Forty-five minutes after leaving Dad, we were back to the hotel lobby with another adventure to recount.  On our walk from the tram stop, I had spotted a Mexican/Spanish restaurant just around the corner from our hotel.  We all agreed that sounded good for supper, even if not authentic Swiss fare.  Well, it would have been good if they hadn’t been remodeling their kitchen!  =P  So we walked a long block to Papa Joe’s, which their host had suggested.  It seemed to be a Spanish/Mexican restaurant too, with much of the décor in English.  Maybe owned by an American expatriate?

Since it was already almost 20:00, we ordered menu items to share: nachos with “hot salsa” (temperature, not spiciness), vegetarian fajitas, and a small order of onion rings.
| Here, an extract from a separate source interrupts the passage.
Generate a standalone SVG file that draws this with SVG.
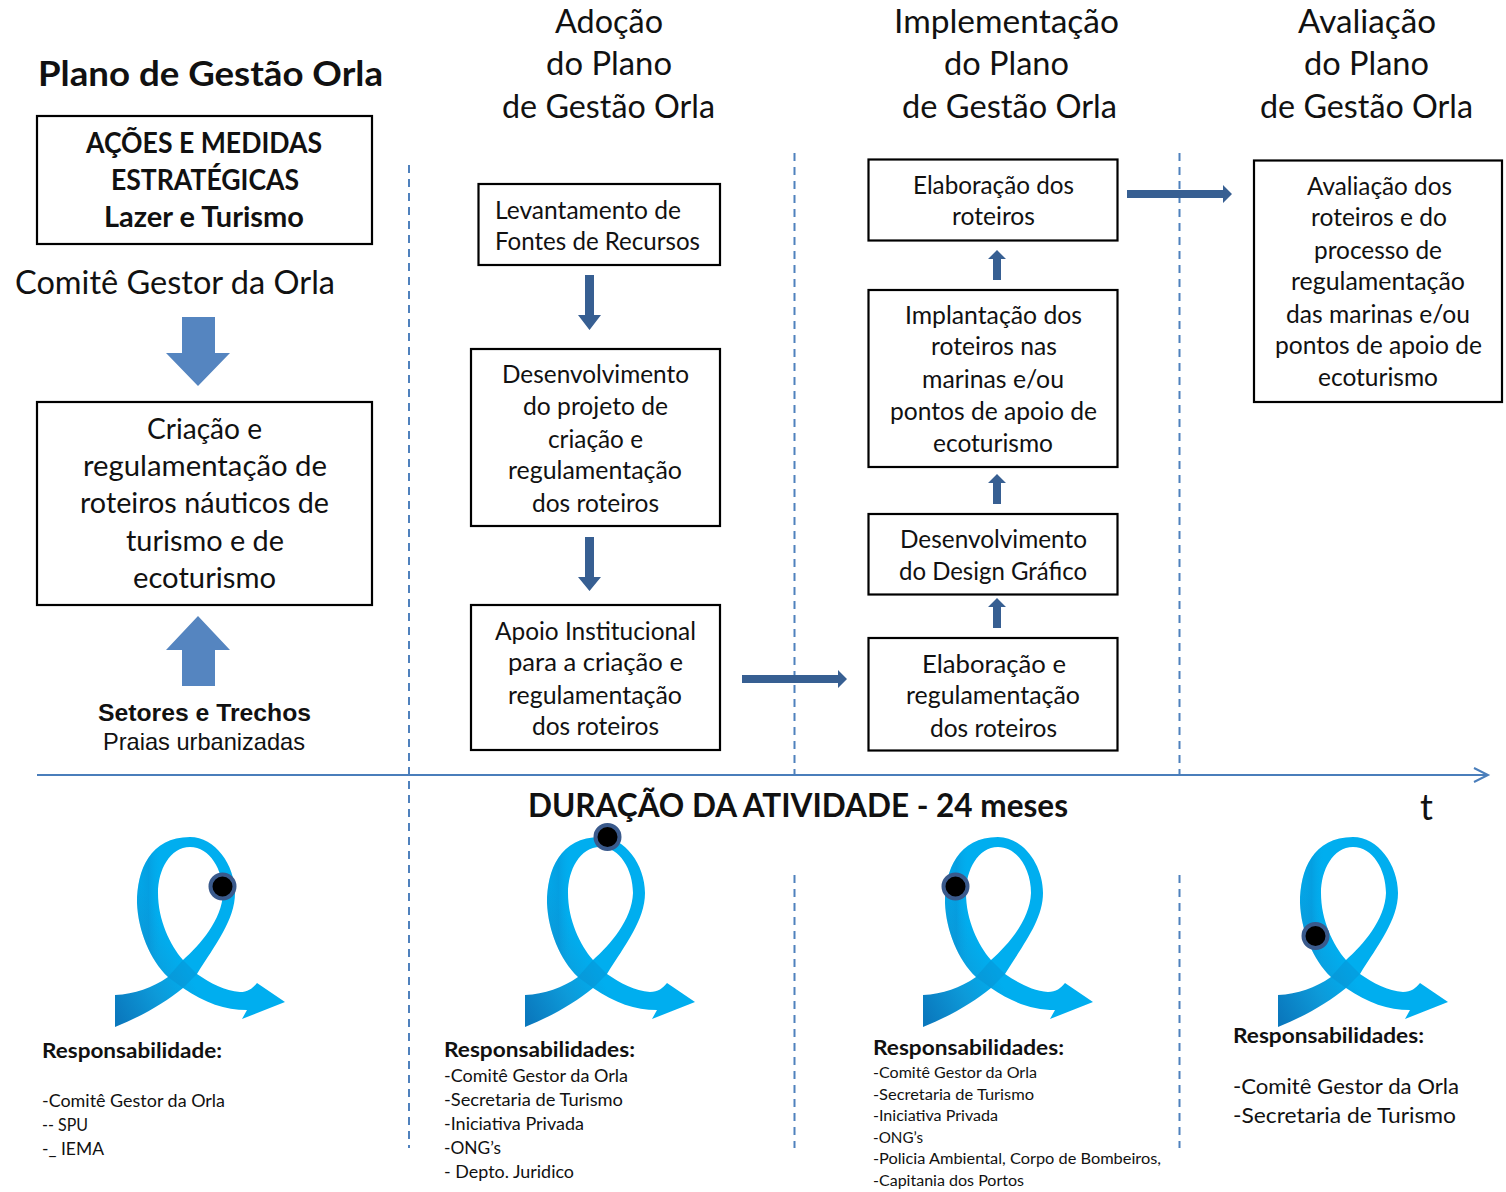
<svg xmlns="http://www.w3.org/2000/svg" width="1506" height="1192" viewBox="0 0 1506 1192">
<style>
text{font-family:Lato,"Liberation Sans",sans-serif;fill:#111}
.h{font-size:32px}
.b{font-size:28px;font-weight:700}
.m{font-size:28px}
.n{font-size:25px;transform:translateY(1px)}
.rb{font-size:21.500px;font-weight:700}
.r{font-size:17.500px}
.rs{font-size:15.500px;transform:translateY(1px)}
.rl{font-size:21.500px}
.box{fill:#fff;stroke:#000;stroke-width:2.2}
.ax{fill:#5585c0}
.ar{fill:#375f92}
.dash{fill:none;stroke:#4f81bd;stroke-width:2;stroke-dasharray:8 6}
.dot{fill:#000;stroke:#3a5a8c;stroke-width:4}
text.ar1{font-family:"Liberation Sans",Arial,sans-serif}
</style>
<defs>
<linearGradient id="rg" gradientUnits="userSpaceOnUse" x1="115" y1="1015" x2="190" y2="975">
<stop offset="0" stop-color="#0a78bd"/><stop offset="0.55" stop-color="#0d9ad9"/><stop offset="1" stop-color="#00aeef"/>
</linearGradient>
<linearGradient id="rs" gradientUnits="userSpaceOnUse" x1="137" y1="900" x2="160" y2="900">
<stop offset="0" stop-color="#0b8fd0" stop-opacity=".2"/><stop offset="0.5" stop-color="#0b88cc" stop-opacity=".4"/><stop offset="1" stop-color="#0ba0e0" stop-opacity="0"/>
</linearGradient>
<g id="ribbon">
<path fill="url(#rg)" fill-rule="evenodd" d="M115,995C135,994 152,988 168,977C150,960 138,930 137,903C137,870 150,837 190,837C215,837 235,865 235,893C235,920 215,945 197,974C210,983 225,991 240,992C248,992 253,988 257,983L285,1002L242,1019L247,1010C225,1010 205,1003 183,988C165,1003 140,1017 115,1027ZM183,960C200,945 222,920 223,893C223,870 210,847 190,847C170,847 158,870 158,893C158,920 170,945 183,960Z"/>
<path fill="url(#rs)" d="M137,903C137,870 150,845 175,840L178,850C165,855 158,875 158,893C158,920 170,945 183,960L168,977C150,960 138,930 137,903Z"/>
<path fill="#0b80c4" fill-opacity=".3" d="M168,977L183,960L197,974L183,988Z"/>
</g>
</defs>
<g id="connectors">
<path class="dash" d="M409,165V1148"/>
<path class="dash" d="M794.500,153V775M794.500,875V1148"/>
<path class="dash" d="M1179.500,153V775M1179.500,875V1148"/>
<path fill="none" stroke="#4a7ebb" stroke-width="2" d="M37,775H1488M1474,768L1488,775L1474,782"/>
<path class="ax" d="M182,317H215V353H230L198,386L166,353H182Z"/>
<path class="ax" d="M198,616L230,650H215V686H182V650H166Z"/>
<path class="ar" d="M585,275H594V315H601L589.500,330L578,315H585Z"/>
<path class="ar" d="M585,537H594V577H601L589.500,591L578,577H585Z"/>
<path class="ar" d="M742,675H838V670L847,679L838,688V683H742Z"/>
<path class="ar" d="M1127,190H1223V185L1232,194L1223,203V198H1127Z"/>
<path class="ar" d="M997,598L1006,607H1001V628H993V607H988Z"/>
<path class="ar" d="M997,474L1006,483H1001V504H993V483H988Z"/>
<path class="ar" d="M997,250L1006,259H1001V280H993V259H988Z"/>
</g>
<g id="titulo"><text class="b" style="font-size:35px" x="38" y="86" textLength="345" lengthAdjust="spacingAndGlyphs">Plano de Gestão Orla</text></g>
<g id="h-adocao">
<text class="h" x="555" y="33" textLength="108" lengthAdjust="spacingAndGlyphs">Adoção</text>
<text class="h" x="546" y="75" textLength="126" lengthAdjust="spacingAndGlyphs">do Plano</text>
<text class="h" x="502" y="118" textLength="213" lengthAdjust="spacingAndGlyphs">de Gestão Orla</text>
</g>
<g id="h-impl">
<text class="h" x="894" y="33" textLength="225" lengthAdjust="spacingAndGlyphs">Implementação</text>
<text class="h" x="944" y="75" textLength="125" lengthAdjust="spacingAndGlyphs">do Plano</text>
<text class="h" x="902" y="118" textLength="215" lengthAdjust="spacingAndGlyphs">de Gestão Orla</text>
</g>
<g id="h-aval">
<text class="h" x="1298" y="33" textLength="138" lengthAdjust="spacingAndGlyphs">Avaliação</text>
<text class="h" x="1304" y="75" textLength="125" lengthAdjust="spacingAndGlyphs">do Plano</text>
<text class="h" x="1260" y="118" textLength="213" lengthAdjust="spacingAndGlyphs">de Gestão Orla</text>
</g>
<g id="acoes">
<rect class="box" x="37" y="116" width="335" height="128"/>
<text class="b" x="86" y="153" textLength="236" lengthAdjust="spacingAndGlyphs">AÇÕES E MEDIDAS</text>
<text class="b" x="111" y="190" textLength="188" lengthAdjust="spacingAndGlyphs">ESTRATÉGICAS</text>
<text class="b" x="104" y="227" textLength="200" lengthAdjust="spacingAndGlyphs">Lazer e Turismo</text>
</g>
<g id="comite"><text class="h" x="15" y="294" textLength="320" lengthAdjust="spacingAndGlyphs">Comitê Gestor da Orla</text></g>
<g id="criacao">
<rect class="box" x="37" y="402" width="335" height="203"/>
<text class="m" x="147" y="439" textLength="115" lengthAdjust="spacingAndGlyphs">Criação e</text>
<text class="m" x="83" y="476" textLength="244" lengthAdjust="spacingAndGlyphs">regulamentação de</text>
<text class="m" x="80" y="513" textLength="249" lengthAdjust="spacingAndGlyphs">roteiros náuticos de</text>
<text class="m" x="126" y="551" textLength="158" lengthAdjust="spacingAndGlyphs">turismo e de</text>
<text class="m" x="133" y="588" textLength="143" lengthAdjust="spacingAndGlyphs">ecoturismo</text>
</g>
<g id="setores">
<text class="ar1" style="font-size:24px;font-weight:700" x="98" y="721" textLength="213" lengthAdjust="spacingAndGlyphs">Setores e Trechos</text>
<text class="ar1" style="font-size:24px" x="103" y="750" textLength="202" lengthAdjust="spacingAndGlyphs">Praias urbanizadas</text>
</g>
<g id="levantamento">
<rect class="box" x="478.500" y="184" width="241.500" height="81"/>
<text class="n" x="495" y="218" textLength="186" lengthAdjust="spacingAndGlyphs">Levantamento de</text>
<text class="n" x="495" y="249" textLength="205" lengthAdjust="spacingAndGlyphs">Fontes de Recursos</text>
</g>
<g id="desenv-projeto">
<rect class="box" x="471" y="349" width="249" height="177"/>
<text class="n" x="502" y="382" textLength="187" lengthAdjust="spacingAndGlyphs">Desenvolvimento</text>
<text class="n" x="523" y="414" textLength="145" lengthAdjust="spacingAndGlyphs">do projeto de</text>
<text class="n" x="548" y="447" textLength="95" lengthAdjust="spacingAndGlyphs">criação e</text>
<text class="n" x="508" y="478" textLength="174" lengthAdjust="spacingAndGlyphs">regulamentação</text>
<text class="n" x="532" y="511" textLength="127" lengthAdjust="spacingAndGlyphs">dos roteiros</text>
</g>
<g id="apoio">
<rect class="box" x="471" y="605" width="249" height="145"/>
<text class="n" x="495" y="639" textLength="201" lengthAdjust="spacingAndGlyphs">Apoio Institucional</text>
<text class="n" x="508" y="670" textLength="175" lengthAdjust="spacingAndGlyphs">para a criação e</text>
<text class="n" x="508" y="703" textLength="174" lengthAdjust="spacingAndGlyphs">regulamentação</text>
<text class="n" x="532" y="734" textLength="127" lengthAdjust="spacingAndGlyphs">dos roteiros</text>
</g>
<g id="elab-roteiros">
<rect class="box" x="868.500" y="159.500" width="249" height="81"/>
<text class="n" x="913" y="193" textLength="161" lengthAdjust="spacingAndGlyphs">Elaboração dos</text>
<text class="n" x="952" y="224" textLength="83" lengthAdjust="spacingAndGlyphs">roteiros</text>
</g>
<g id="implantacao">
<rect class="box" x="868.500" y="290" width="249" height="177"/>
<text class="n" x="905" y="323" textLength="177" lengthAdjust="spacingAndGlyphs">Implantação dos</text>
<text class="n" x="931" y="354" textLength="126" lengthAdjust="spacingAndGlyphs">roteiros nas</text>
<text class="n" x="922" y="387" textLength="142" lengthAdjust="spacingAndGlyphs">marinas e/ou</text>
<text class="n" x="890" y="419" textLength="207" lengthAdjust="spacingAndGlyphs">pontos de apoio de</text>
<text class="n" x="933" y="451" textLength="120" lengthAdjust="spacingAndGlyphs">ecoturismo</text>
</g>
<g id="design">
<rect class="box" x="868.500" y="514" width="249" height="80.500"/>
<text class="n" x="900" y="547" textLength="187" lengthAdjust="spacingAndGlyphs">Desenvolvimento</text>
<text class="n" x="899" y="579" textLength="188" lengthAdjust="spacingAndGlyphs">do Design Gráfico</text>
</g>
<g id="elab-reg">
<rect class="box" x="868.500" y="638" width="249" height="112.500"/>
<text class="n" x="922" y="672" textLength="144" lengthAdjust="spacingAndGlyphs">Elaboração e</text>
<text class="n" x="906" y="703" textLength="174" lengthAdjust="spacingAndGlyphs">regulamentação</text>
<text class="n" x="930" y="736" textLength="127" lengthAdjust="spacingAndGlyphs">dos roteiros</text>
</g>
<g id="avaliacao">
<rect class="box" x="1254" y="160.500" width="248" height="241.500"/>
<text class="n" x="1307" y="194" textLength="145" lengthAdjust="spacingAndGlyphs">Avaliação dos</text>
<text class="n" x="1311" y="225" textLength="136" lengthAdjust="spacingAndGlyphs">roteiros e do</text>
<text class="n" x="1314" y="258" textLength="128" lengthAdjust="spacingAndGlyphs">processo de</text>
<text class="n" x="1291" y="289" textLength="174" lengthAdjust="spacingAndGlyphs">regulamentação</text>
<text class="n" x="1286" y="322" textLength="184" lengthAdjust="spacingAndGlyphs">das marinas e/ou</text>
<text class="n" x="1275" y="353" textLength="207" lengthAdjust="spacingAndGlyphs">pontos de apoio de</text>
<text class="n" x="1318" y="385" textLength="120" lengthAdjust="spacingAndGlyphs">ecoturismo</text>
</g>
<g id="duracao">
<text class="b" style="font-size:32px" x="528" y="817" textLength="540" lengthAdjust="spacingAndGlyphs">DURAÇÃO DA ATIVIDADE - 24 meses</text>
<text style="font-size:36px" x="1420" y="820">t</text>
</g>
<g id="fita-1"><use href="#ribbon"/><circle class="dot" cx="222.500" cy="886.500" r="12"/></g>
<g id="fita-2"><use href="#ribbon" x="410"/><circle class="dot" cx="607.500" cy="837" r="12"/></g>
<g id="fita-3"><use href="#ribbon" x="808"/><circle class="dot" cx="955.500" cy="886.500" r="12"/></g>
<g id="fita-4"><use href="#ribbon" x="1163"/><circle class="dot" cx="1315.500" cy="936" r="12"/></g>
<g id="resp-1">
<text class="rb" x="42" y="1058" textLength="180" lengthAdjust="spacingAndGlyphs">Responsabilidade:</text>
<text class="r" x="42" y="1107" textLength="183" lengthAdjust="spacingAndGlyphs">-Comitê Gestor da Orla</text>
<text class="r" x="42" y="1131" textLength="46" lengthAdjust="spacingAndGlyphs">-- SPU</text>
<text class="r" x="42" y="1155" textLength="62" lengthAdjust="spacingAndGlyphs">-_ IEMA</text>
</g>
<g id="resp-2">
<text class="rb" x="444" y="1057" textLength="191" lengthAdjust="spacingAndGlyphs">Responsabilidades:</text>
<text class="r" x="444" y="1082" textLength="184" lengthAdjust="spacingAndGlyphs">-Comitê Gestor da Orla</text>
<text class="r" x="444" y="1106" textLength="179" lengthAdjust="spacingAndGlyphs">-Secretaria de Turismo</text>
<text class="r" x="444" y="1130" textLength="140" lengthAdjust="spacingAndGlyphs">-Iniciativa Privada</text>
<text class="r" x="444" y="1154" textLength="57" lengthAdjust="spacingAndGlyphs">-ONG’s</text>
<text class="r" x="444" y="1178" textLength="130" lengthAdjust="spacingAndGlyphs">- Depto. Juridico</text>
</g>
<g id="resp-3">
<text class="rb" x="873" y="1055" textLength="191" lengthAdjust="spacingAndGlyphs">Responsabilidades:</text>
<text class="rs" x="873" y="1077" textLength="164" lengthAdjust="spacingAndGlyphs">-Comitê Gestor da Orla</text>
<text class="rs" x="873" y="1099" textLength="161" lengthAdjust="spacingAndGlyphs">-Secretaria de Turismo</text>
<text class="rs" x="873" y="1120" textLength="125" lengthAdjust="spacingAndGlyphs">-Iniciativa Privada</text>
<text class="rs" x="873" y="1142" textLength="50" lengthAdjust="spacingAndGlyphs">-ONG’s</text>
<text class="rs" x="873" y="1163" textLength="288" lengthAdjust="spacingAndGlyphs">-Policia Ambiental, Corpo de Bombeiros,</text>
<text class="rs" x="873" y="1185" textLength="151" lengthAdjust="spacingAndGlyphs">-Capitania dos Portos</text>
</g>
<g id="resp-4">
<text class="rb" x="1233" y="1043" textLength="191" lengthAdjust="spacingAndGlyphs">Responsabilidades:</text>
<text class="rl" x="1233" y="1094" textLength="226" lengthAdjust="spacingAndGlyphs">-Comitê Gestor da Orla</text>
<text class="rl" x="1233" y="1123" textLength="223" lengthAdjust="spacingAndGlyphs">-Secretaria de Turismo</text>
</g>
</svg>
Yummy and filling.

Room 205 at Hotel City am Bahnhof is spartan, but functional.  Not even any artwork on the walls.  It really is adjacent to the bahnhofplatz, with a great view of the train/bus/tram station and HeiligGeist Kirche (a modest size Catholic Church).  It’s a terrific location for what we had planned: a train ride to Interlaken.  A great location … unless the outside temperature is 10 degrees higher than normal, you have to leave both windows wide open to get any minimal relief, and you must therefore cope with the city lights, traffic noise, pedestrian voices, and cigarette/hashish smoke from the tram below all night … and unless it’s also the eve of the Swiss National Day (comparable to our July 4th), with unusually high pedestrian and bike traffic and loud fireworks set off randomly through the night!!!  =/

Dad was exhausted and handily won the “first asleep” award.  Ron had overeaten at supper, so was up later and not asleep until well after midnight.  I had taken two diphenhydramine tablets to ward off reaction to the urban pollution.  Even so, I think it was after 3:00 before I really fell asleep because of the heat.